Improving machine independent optimizations in GCC
It is interesting to note that though Partial Redundancy Elimination was proposed in 1979, and was recognized by the compiler community as a very powerful optimization around 1990, it was implemented in the GCC framework much later. We believe that the complexity of intermediate representation used by GCC coupled with a lack of automatic construction of optimizers may have played a role in several cutting-edge optimizations not finding place in GCC.
We propose to facilitate:
Automatic construction of machine independent optimizers from high level specifications: The proposed optimizer generator will employ systematic analyses at all levels: local, global and interprocedural. It will use simple and generic, but efficient and precise analysis algorithms. This technology would make it much easier to add optimizations to GCC. Generation of optimizers will allow more and more people to experiment with optimizations. This is useful because many modern optimizations are derived from the domain knowledge of the applications rather than the knowledge of compiler writing. Specification of optimizations will allow reasoning at a higher level. The guarantee of semantic equivalence of the specification and its implementation would be a result of the automation in that it would depend on the correctness of the generation mechanism and would be invariant across different optimizers which are generated.
Currently, specification driven optimization for bit vector frameworks at instraprocedural level has been supported through gdfa.
Flow and Context sensitive interprocedural data analysis: Currently GCC does not have flow and context sensitive interprocedural analysis capability and the GCC community realizes that this is one of the main draw backs of GCC compared to proprietary production compilers. This project will provide a much better technology than the corresponding technology of the proprietary production compilers.
We already have devised a flow and context sensitive analysis method based on call strings. Our variant of call string method is orders of magnitude better in terms of time and space requirements compared to the classical method. This method has been presented at the International Conference on Compiler Construction 2008 held in Budapest Hungary as a part of ETAPS 2008. Efforts are underway to include this method in gdfa and test its scalability for pointer analysis of large programs.

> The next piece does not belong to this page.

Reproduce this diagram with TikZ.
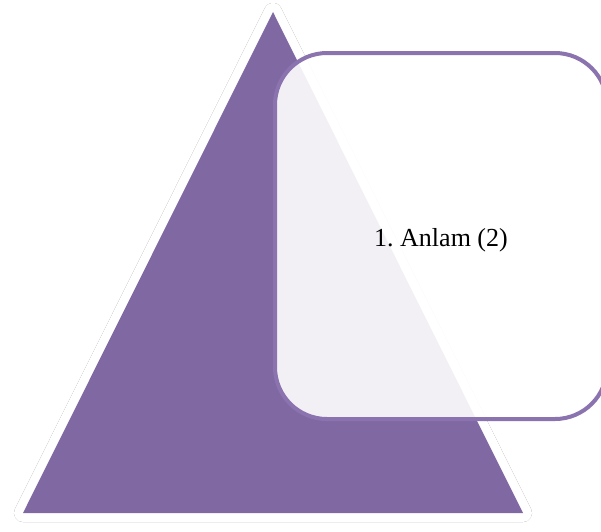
\documentclass[tikz,border=0pt]{standalone}
\usepackage{fontspec}
\setmainfont{Liberation Serif}
\begin{document}
\begin{tikzpicture}[x=1pt,y=-1pt,
  tririm/.style={draw=white,line width=18pt,line join=round},
  trifill/.style={fill=triPurple},
  trishadow/.style={fill=black,draw=black,line width=18pt,line join=round,opacity=0.15},
  textbox/.style={draw=boxPurple,line width=4pt,fill=white,fill opacity=0.9,
    rounded corners=52pt,minimum width=332pt,minimum height=366pt,inner sep=0pt},
  boxlabel/.style={font=\fontsize{26}{30}\selectfont,inner sep=0pt}]
\definecolor{triPurple}{HTML}{8069A3}
\definecolor{boxPurple}{HTML}{8B73B0}
\clip (0,0) rectangle (601,531);
\fill[white] (0,0) rectangle (601,531);
\coordinate (apex) at (273,12);
\coordinate (bl) at (23,513);
\coordinate (br) at (523,513);
\foreach \s in {1.5,3,4.5,6}{
\begin{scope}[shift={(1.5,\s)}]
\draw[trishadow] (apex) -- (bl) -- (br) -- cycle;
\end{scope}}
\draw[tririm] (apex) -- (bl) -- (br) -- cycle;
\fill[trifill] (apex) -- (bl) -- (br) -- cycle;
\node[textbox] (box) at (441,236) {};
\node[boxlabel] (boxtext) at (441,240) {1.\ Anlam (2)};
\end{tikzpicture}
\end{document}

The main limitations of GCC is its naive model of retargetability. This model uses simplistic full tree matching algorithms for instruction selection and hence expects a compiler developer to visualize and specify meaningful and efficient combinations of machine instructions to compute the operations which may exist in an intermediate representation of any program. To complicate matters further, the mechanism of specifying machine descriptions is quite adhoc.
As a consequence, the machine descriptions are difficult to construct, understand, and modify because of the verbosity, the amount of details and the repetitiveness. The sheer size of machine descriptions is formidable. For example, the directory gcc/config/i386 in gcc-4.3.1 contains 80,103 lines! Two main reasons for verbosity are (i) Use of similar RTL expressions as a part of other RTL expressions across instruction patterns, and (ii) Constrained use of Mode Iterators and Code Iterators.

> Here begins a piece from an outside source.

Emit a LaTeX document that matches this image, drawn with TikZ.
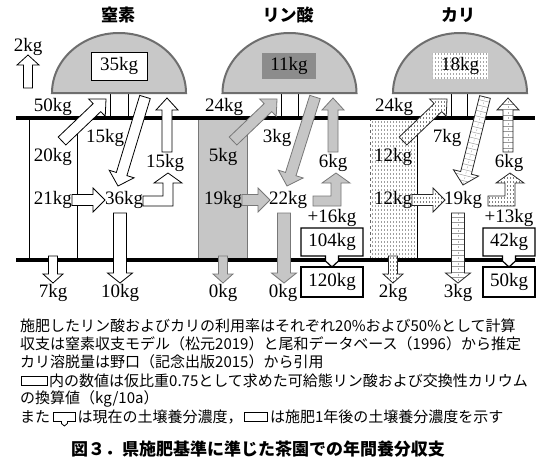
\documentclass[tikz,border=0pt]{standalone}
\usepackage{fontspec}
\setmainfont{Liberation Serif}
\newfontfamily\cjk{Noto Sans CJK JP}
\usetikzlibrary{calc,patterns}

\definecolor{domefill}{HTML}{C8C8C8}
\definecolor{domeline}{HTML}{6E6E6E}
\definecolor{pgray}{HTML}{C6C6C6}
\definecolor{pline}{HTML}{777777}
\definecolor{darkbox}{HTML}{8C8C8C}

% vertical dotted stipple
\pgfdeclarepatternformonly{vstip}{\pgfqpoint{-0.5pt}{-0.5pt}}{\pgfqpoint{3.5pt}{4.5pt}}{\pgfqpoint{3pt}{4pt}}{%
  \pgfpathrectangle{\pgfqpoint{0pt}{0pt}}{\pgfqpoint{0.5pt}{1.6pt}}\pgfusepath{fill}}

% block arrow geometry
\newcommand\bcoords[3]{% {start}{tip}{head length}
  \coordinate (ba-s) at (#1);
  \coordinate (ba-t) at (#2);
  \coordinate (ba-h) at ($(ba-t)!#3pt!(ba-s)$);}
\newcommand\bpath[2]{% {shaft half width}{head half width}
  ($(ba-s)!#1pt!90:(ba-t)$) -- ($(ba-h)!#1pt!90:(ba-t)$) -- ($(ba-h)!#2pt!90:(ba-t)$) -- (ba-t) -- ($(ba-h)!#2pt!-90:(ba-t)$) -- ($(ba-h)!#1pt!-90:(ba-t)$) -- ($(ba-s)!#1pt!-90:(ba-t)$) -- cycle}
% [style]{start}{tip}{shaft half}{head half}{head length}
\newcommand\barrow[6][]{\bcoords{#2}{#3}{#6}\draw[#1] \bpath{#4}{#5};}
% ladder-filled arrow
\newcommand\larrow[5]{\bcoords{#1}{#2}{#5}%
  \fill[white] \bpath{#3}{#4};
  \begin{scope}
    \clip \bpath{#3}{#4};
    \foreach \d in {4,9.5,...,98} \draw[black!40, line width=0.45pt] ($(ba-s)!\d pt!(ba-t)!15pt!90:(ba-t)$) -- ($(ba-s)!\d pt!(ba-t)!15pt!-90:(ba-t)$);
    \draw[black!30, line width=0.4pt, dash pattern=on 2pt off 3.5pt] (ba-s) -- (ba-t);
  \end{scope}
  \draw[black!85, line width=0.8pt] \bpath{#3}{#4};}
% elbow arrow: [style]{x start}{y centre}{x centre of rising part}{tip y}
\newcommand\elbow[5][]{%
  \draw[#1] (#2,{#3-5}) -- ({#4-5},{#3-5}) -- ({#4-5},{#5+10}) -- ({#4-14},{#5+10}) -- (#4,#5) -- ({#4+14},{#5+10}) -- ({#4+5},{#5+10}) -- ({#4+5},{#3+5}) -- (#2,{#3+5}) -- cycle;}
\newcommand\domeshape[1]{%
  \draw[dome] ({#1-67},93) arc[start angle=180, end angle=360, x radius=67, y radius=60] -- cycle;}

\begin{document}
\begin{tikzpicture}[x=1pt,y=-1pt,
  lbl/.style={font=\fontsize{19}{21}\selectfont, inner sep=0pt},
  jp/.style={font=\cjk\fontsize{15}{18}\selectfont, inner sep=0pt, anchor=west},
  hdr/.style={font=\cjk\bfseries\fontsize{17}{20}\selectfont, inner sep=0pt},
  narr/.style={fill=white, draw=black, line width=0.8pt},
  parr/.style={fill=pgray, draw=pline, line width=0.8pt},
  kdots/.style={preaction={fill=white}, pattern=vstip, pattern color=black!50, draw=black!85, line width=0.8pt},
  soil/.style={line width=4.5pt},
  dome/.style={fill=domefill, draw=domeline, line width=2pt},
  stem/.style={line width=0.8pt},
  cbox/.style={fill=white, draw=black, line width=1.2pt},
]
\fill[white] (0,0) rectangle (560,471);
\useasboundingbox (0,0) rectangle (560,471);

% headers
\node[hdr] (h-n) at (118,15) {窒素};
\node[hdr] (h-p) at (288,15) {リン酸};
\node[hdr] (h-k) at (458,15) {カリ};

% columns
\draw[line width=0.8pt] (29,118) rectangle (77,260);
\draw[fill=pgray, draw=pline, line width=0.8pt] (198,118) rectangle (247,260);
\fill[white] (370,118) rectangle (417,260);
\fill[pattern=vstip, pattern color=black!38] (370,118) rectangle (417,260);
\draw[dashed, black!60, line width=0.6pt] (370,118) -- (370,260);
\draw[line width=0.8pt] (417,118) -- (417,260);

% soil lines
\draw[soil] (16,118) -- (535,118);
\draw[soil] (16,260) -- (535,260);

% stems
\draw[stem] (110,93) -- (110,118) (128,93) -- (128,118);
\draw[stem] (281,93) -- (281,118) (298,93) -- (298,118);
\draw[stem] (451,93) -- (451,118) (467,93) -- (467,118);

% domes
\domeshape{119}
\domeshape{289.5}
\domeshape{460}
\node[lbl, draw, fill=white, line width=0.8pt, minimum width=56pt, minimum height=28pt] (n-tot) at (119,66) {35kg};
\node[lbl, fill=darkbox, minimum width=54pt, minimum height=26pt] (p-tot) at (289,66) {11kg};
\node[lbl, preaction={fill=white}, pattern=vstip, pattern color=black!35, minimum width=55pt, minimum height=26pt] (k-tot) at (460,66) {18kg};

% nitrogen arrows
\barrow[narr]{28,88}{28,55}{4.5}{11}{10}
\barrow[narr]{62,141}{106,99}{5.5}{12}{12.5}
\barrow[narr]{145,97}{118,186}{5.5}{13}{12.5}
\barrow[narr]{167,152}{167,98}{5}{11}{12}
\barrow[narr]{72,200}{105,200}{5.5}{12}{12}
\elbow[narr]{143}{201}{168}{173}
\barrow[narr]{53,256}{53,283}{4.5}{10}{9}
\barrow[narr]{120,213}{120,283}{6.5}{12.5}{10}

% phosphate arrows
\barrow[parr]{233,141}{277,99}{5.5}{12}{12.5}
\barrow[parr]{315,97}{287,186}{5.5}{13}{12.5}
\barrow[parr]{333,152}{333,98}{5}{11}{12}
\barrow[parr]{242,200}{270,200}{5.5}{12}{12}
\elbow[parr]{313}{201}{336}{173}
\barrow[parr]{223,256}{223,283}{4.5}{10}{9}
\barrow[parr]{284,213}{284,283}{6.5}{12.5}{10}

% potassium arrows
\barrow[kdots]{403,141}{447,99}{5.5}{12}{12.5}
\larrow{485,97}{463,185}{5.5}{13}{12.5}
\larrow{508,152}{508,98}{5}{11}{12}
\barrow[kdots]{412,200}{445,200}{5.5}{12}{12}
\elbow[kdots]{488}{201}{510}{173}
\barrow[kdots]{393,256}{393,283}{4.5}{10}{9}
\larrow{458,213}{458,283}{6.5}{12.5}{10}

% soil concentration boxes
\draw[cbox] (301,228) -- (363,228) -- (363,256) -- (338.5,256) -- (338.5,261) -- (332,267) -- (325.5,261) -- (325.5,256) -- (301,256) -- cycle;
\draw[cbox] (301,267) rectangle (363,297);
\draw[cbox] (483,228) -- (535,228) -- (535,256) -- (515.5,256) -- (515.5,261) -- (509,267) -- (502.5,261) -- (502.5,256) -- (483,256) -- cycle;
\draw[cbox] (483,267) rectangle (535,297);

% nitrogen labels
\node[lbl] (n2) at (28,47) {2kg};
\node[lbl] (n50) at (53,107) {50kg};
\node[lbl] (n20) at (53,157) {20kg};
\node[lbl] (n15a) at (105,138) {15kg};
\node[lbl] (n15b) at (165,163) {15kg};
\node[lbl] (n21) at (53,200) {21kg};
\node[lbl] (n36) at (124,200) {36kg};
\node[lbl] (n7) at (53,293) {7kg};
\node[lbl] (n10) at (120,293) {10kg};

% phosphate labels
\node[lbl] (p24) at (224,107) {24kg};
\node[lbl] (p5) at (223,157) {5kg};
\node[lbl] (p3) at (277,138) {3kg};
\node[lbl] (p6) at (333,163) {6kg};
\node[lbl] (p19) at (223,200) {19kg};
\node[lbl] (p22) at (288,200) {22kg};
\node[lbl] (p0a) at (223,293) {0kg};
\node[lbl] (p0b) at (283,293) {0kg};
\node[lbl] (p16) at (332,218) {+16kg};
\node[lbl] (pnow) at (332,242) {104kg};
\node[lbl] (pnext) at (332,282) {120kg};

% potassium labels
\node[lbl] (k24) at (394,107) {24kg};
\node[lbl] (k12a) at (393,157) {12kg};
\node[lbl] (k7) at (447,138) {7kg};
\node[lbl] (k6) at (509,163) {6kg};
\node[lbl] (k12b) at (393,200) {12kg};
\node[lbl] (k19) at (463,200) {19kg};
\node[lbl] (k2) at (393,293) {2kg};
\node[lbl] (k3) at (458,293) {3kg};
\node[lbl] (k13) at (509,218) {+13kg};
\node[lbl] (know) at (509,242) {42kg};
\node[lbl] (knext) at (509,282) {50kg};

% caption
\node[jp] (c1) at (20,326) {施肥したリン酸およびカリの利用率はそれぞれ20\%および50\%として計算};
\node[jp] (c2) at (20,344) {収支は窒素収支モデル（松元2019）と尾和データベース（1996）から推定};
\node[jp] (c3) at (20,362) {カリ溶脱量は野口（記念出版2015）から引用};
\draw[line width=0.8pt] (21,376.5) rectangle (47,385.5);
\node[jp] (c4) at (49,381) {内の数値は仮比重0.75として求めた可給態リン酸および交換性カリウム};
\node[jp] (c5) at (20,399) {の換算値（kg/10a）};
\node[jp] (c6a) at (20,417) {また};
\draw[line width=0.8pt, fill=white] ($(c6a.east)+(3,-4.5)$) -- ++(22,0) -- ++(0,9) -- ++(-8,0) -- ++(0,2) -- ++(-3,2.5) -- ++(-3,-2.5) -- ++(0,-2) -- ++(-8,0) -- cycle;
\node[jp] (c6b) at ($(c6a.east)+(27,0)$) {は現在の土壌養分濃度，};
\draw[line width=0.8pt] ($(c6b.east)+(2,-4.5)$) rectangle ++(23,9);
\node[jp] (c6c) at ($(c6b.east)+(27,0)$) {は施肥1年後の土壌養分濃度を示す};

\node[font=\cjk\bfseries\fontsize{17}{20}\selectfont, inner sep=0pt] (title) at (258,449) {図３．県施肥基準に準じた茶園での年間養分収支};
\end{tikzpicture}
\end{document}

Unfortunately, not much discussion seems to be centered around these concerns and most explanations of GCC which are publicly available (including those presented through special workshops and tutorials) describe the build and install process of GCC, the GCC front end, the IRs used by GCC and their manipulations by the optimization phases in GCC, and the structure of machine descriptions required by GCC. Although several dozen actual machine descriptions are readily available, one does not come across much information on the insights behind machine descriptions. As a consequence, the following simple questions seem to have remained unaddressed:
Our research addresses these concerns. In particular, we are trying to explore the following three possibilities for improving retargetability mechanism and simplifying machine descriptions.
We have devised a systematic methodology based on incremental construction of machine descriptions where the increments are driven by adding features to the source language starting from a language of empty functions. This methodology has been presented in GREPS 2007 Workshop held at Brasov in Romania on September 15, 2007.
We believe that this methodology is very useful because the mechanism of providing machine descriptions to the GCC framework is quite adhoc inspite of being very successful. As a consequence, the machine descriptions are difficult to construct, understand, maintain, and enhance because of the verbosity, the amount of detail, and the repetitiveness. The publicly available material fails to bring out the exact abstractions captured by the machine descriptions. There is no systematic way of constructing machine descriptions and there are no clear guidelines on where to begin developing machine descriptions and how to construct them systematically.
We are in the process of adding a few constructs that enable specification of composable rules and allow compact machine descriptions. In particular, these constructs will allow
The advantages of the proposed constructs are
Significant reduction in the size of MD files.
We are trying to incorporate tiling based algorithms for instruction selection to allow for cleaner and simpler machine descriptions. Since tiling based algorithms have the ability to match larger trees in terms of smaller trees, a compiler developer does not have to specify combinations of instructions. This results in much smaller specifications. Additionally, these algorithms are known to produce good quality code. Our preliminary experiments with using iburg for i386 shows that with these algorithms, we need around 200 rules as against over 1000 for i386. This technology would simplify retargeting GCC significantly since the machine descriptions would become much simpler and direct. The quality of generated code will become largely independent of the machine descriptions as it would depend on the algorithms rather than on the amount of details provided in the machine descriptions.